▶ AIM OF THE EXERCISE:
Search the listing for the string "this" and copy every line that contains it.

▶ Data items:
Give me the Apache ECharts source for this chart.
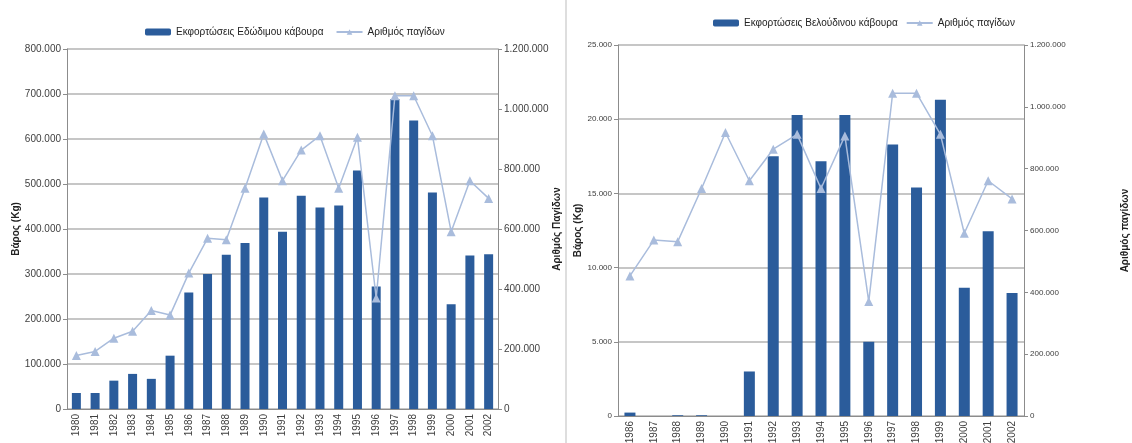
<!DOCTYPE html>
<html>
<head>
<meta charset="utf-8">
<script src="https://cdn.jsdelivr.net/npm/echarts@6/dist/echarts.min.js"></script>
<style>
  html, body { margin: 0; padding: 0; background: #fff; }
  #chart { width: 1132px; height: 443px; }
</style>
</head>
<body>
<div id="chart"></div>
<script>
// αριστερό γράφημα: 1980-2002
var yearsLeft = ['1980','1981','1982','1983','1984','1985','1986','1987','1988','1989','1990','1991',
                 '1992','1993','1994','1995','1996','1997','1998','1999','2000','2001','2002'];
var edibleCrab = [35600, 35600, 63000, 78000, 67000, 118500, 259000, 300000, 343000, 369000, 470000, 394000,
                  474000, 448000, 452000, 530000, 272000, 689000, 641000, 481000, 233000, 341000, 344000];
var trapsLeft = [178000, 192000, 236000, 259000, 328000, 313000, 453000, 569000, 564000, 736000, 917000, 761000,
                 863000, 911000, 736000, 906000, 370000, 1044000, 1044000, 911000, 591000, 761000, 702000];

// δεξί γράφημα: 1986-2002
var yearsRight = ['1986','1987','1988','1989','1990','1991','1992','1993','1994','1995','1996','1997',
                  '1998','1999','2000','2001','2002'];
var velvetCrab = [230, 0, 50, 50, 0, 3000, 17500, 20280, 17160, 20280, 5000, 18300, 15390, 21310, 8650, 12450, 8290];
var trapsRight = [453000, 569000, 564000, 736000, 917000, 761000, 863000, 911000, 736000, 906000, 370000,
                  1044000, 1044000, 911000, 591000, 761000, 702000];

var barColor = '#2b5c9b';
var lineColor = '#a9bcdc';
var txt = '#404040';
var font = 'Liberation Sans';

// 800000 -> 800.000
function fmt(v) {
    return String(v).replace(/\B(?=(\d{3})+(?!\d))/g, '.');
}

function valueAxis(gi, max, step, name, pos, size, gap, showSplit) {
    return {
        type: 'value', gridIndex: gi, position: pos, min: 0, max: max, interval: step,
        name: name, nameLocation: 'middle', nameRotate: 90, nameGap: gap,
        nameTextStyle: { fontFamily: font, fontWeight: 'bold', fontSize: 10, color: '#222' },
        axisLine: { show: true, lineStyle: { color: '#8c8c8c' } },
        axisTick: { show: true, length: 4, lineStyle: { color: '#8c8c8c' } },
        axisLabel: { formatter: fmt, fontFamily: font, fontSize: size, color: txt, margin: 6 },
        splitLine: { show: showSplit, lineStyle: { color: '#b3b3b3', width: 1.5 } }
    };
}

function catAxis(gi, data, size) {
    return {
        type: 'category', gridIndex: gi, data: data,
        axisLine: { lineStyle: { color: '#8c8c8c' } },
        axisTick: { length: 4, lineStyle: { color: '#8c8c8c' } },
        axisLabel: { rotate: 90, fontFamily: font, fontSize: size, color: txt, margin: 5 }
    };
}

var chart = echarts.init(document.getElementById('chart'));
chart.setOption({
    animation: false,
    backgroundColor: '#fff',
    grid: [
        { left: 67, top: 49, width: 431, height: 360, outerBoundsMode: 'none' },
        { left: 618, top: 45, width: 406, height: 371, outerBoundsMode: 'none' }
    ],
    legend: [
        {
            left: 140, top: 22, itemWidth: 26, itemHeight: 7, itemGap: 12,
            textStyle: { fontFamily: font, fontSize: 10, color: '#222' },
            data: ['Εκφορτώσεις Εδώδιμου κάβουρα', 'Αριθμός παγίδων']
        },
        {
            left: 708, top: 13, itemWidth: 26, itemHeight: 7, itemGap: 8,
            textStyle: { fontFamily: font, fontSize: 10, color: '#222' },
            data: ['Εκφορτώσεις Βελούδινου κάβουρα', { name: 'Αριθμός παγίδων ' }]
        }
    ],
    xAxis: [catAxis(0, yearsLeft, 10), catAxis(1, yearsRight, 10)],
    yAxis: [
        valueAxis(0, 800000, 100000, 'Βάρος (Kg)', 'left', 10, 44, true),
        valueAxis(0, 1200000, 200000, 'Αριθμός Παγίδων', 'right', 10, 45, false),
        valueAxis(1, 25000, 5000, 'Βάρος (Kg)', 'left', 8, 31, true),
        valueAxis(1, 1200000, 200000, 'Αριθμός παγίδων', 'right', 8, 96, false)
    ],
    graphic: [
        { type: 'line', shape: { x1: 566, y1: 0, x2: 566, y2: 443 }, style: { stroke: '#bdbdbd', lineWidth: 1 } }
    ],
    series: [
        {
            name: 'Εκφορτώσεις Εδώδιμου κάβουρα', type: 'bar', xAxisIndex: 0, yAxisIndex: 0,
            data: edibleCrab, barWidth: 9, itemStyle: { color: barColor }
        },
        {
            name: 'Αριθμός παγίδων', type: 'line', xAxisIndex: 0, yAxisIndex: 1,
            data: trapsLeft, symbol: 'triangle', symbolSize: 9,
            lineStyle: { color: lineColor, width: 1.5 }, itemStyle: { color: lineColor }
        },
        {
            name: 'Εκφορτώσεις Βελούδινου κάβουρα', type: 'bar', xAxisIndex: 1, yAxisIndex: 2,
            data: velvetCrab, barWidth: 11, itemStyle: { color: barColor }
        },
        {
            name: 'Αριθμός παγίδων ', type: 'line', xAxisIndex: 1, yAxisIndex: 3,
            data: trapsRight, symbol: 'triangle', symbolSize: 9,
            lineStyle: { color: lineColor, width: 1.5 }, itemStyle: { color: lineColor }
        }
    ]
});
</script>
</body>
</html>
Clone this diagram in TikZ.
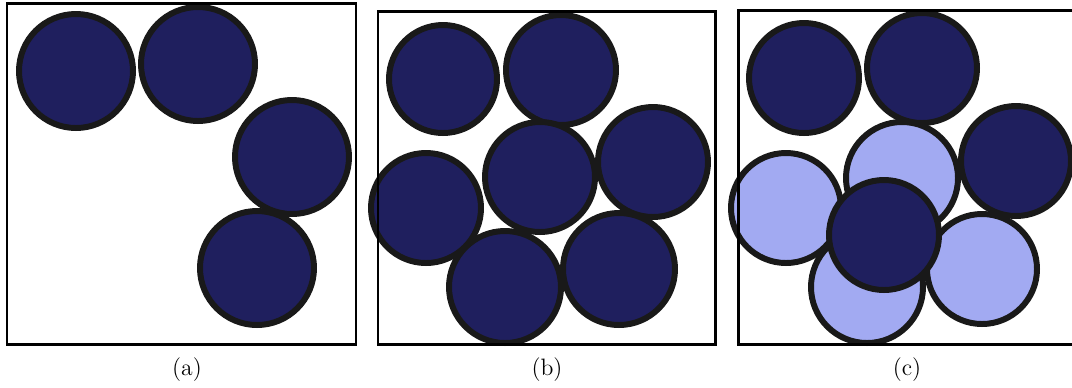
\documentclass[tikz,border=0pt]{standalone}
\definecolor{discdark}{HTML}{1F1F5E}
\definecolor{disclight}{HTML}{A2AAF2}
\begin{document}
\begin{tikzpicture}[x=0.02cm,y=-0.02cm,
  frame/.style={draw=black,line width=1.7pt},
  disc/.style={draw=black!90,line width=3.4pt,fill=discdark},
  ghost/.style={draw=black!90,line width=3.4pt,fill=disclight},
  caption/.style={font=\fontsize{13.5}{16}\selectfont,inner sep=0pt}]
\useasboundingbox[fill=white] (0,0) rectangle (1072,387);

% panel (a)
\filldraw[disc] (76,71) circle (57);
\filldraw[disc] (198,64) circle (57);
\filldraw[disc] (292,157) circle (57);
\filldraw[disc] (257,268) circle (57);
\draw[frame] (7,3) rectangle (356,344);
\node[caption] (la) at (187,370) {(a)};

% panel (b)
\filldraw[disc] (443,79) circle (54);
\filldraw[disc] (561,70) circle (55);
\filldraw[disc] (540,177) circle (55);
\filldraw[disc] (653,162) circle (55);
\filldraw[disc] (426,208) circle (55);
\filldraw[disc] (505,287) circle (56);
\filldraw[disc] (619,269) circle (56);
\draw[frame] (378,11) rectangle (715,344);
\node[caption] (lb) at (547,370) {(b)};

% panel (c): light discs underneath, dark discs on top
\filldraw[ghost] (902,178) circle (56);
\filldraw[ghost] (786,208) circle (55);
\filldraw[ghost] (867,287) circle (56);
\filldraw[ghost] (982,269) circle (55);
\filldraw[disc] (804,78) circle (55);
\filldraw[disc] (922,68) circle (55);
\filldraw[disc] (1016,161) circle (55);
\filldraw[disc] (884,235) circle (55);
\draw[frame] (738,10) rectangle (1076,344);
\node[caption] (lc) at (907,370) {(c)};
\end{tikzpicture}
\end{document}
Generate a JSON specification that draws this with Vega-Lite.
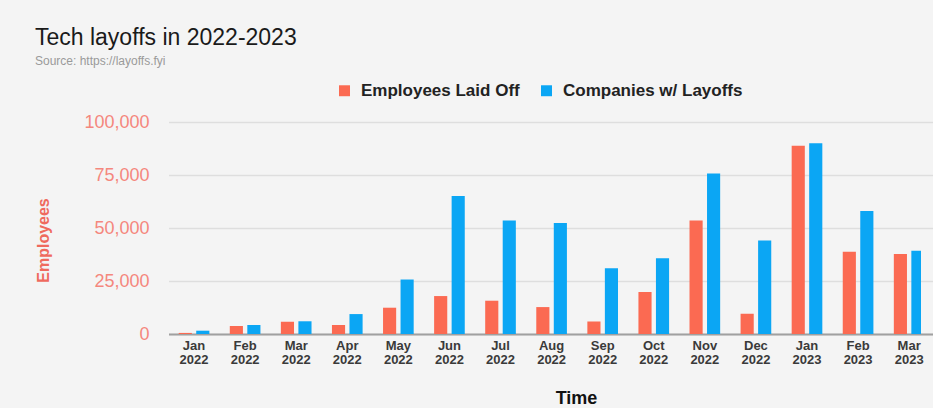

▶ RESULT OF THE TASK:
Give me the Apache ECharts source for this chart.
Clone this diagram in TikZ.
Generate a JSON specification that draws this with Vega-Lite.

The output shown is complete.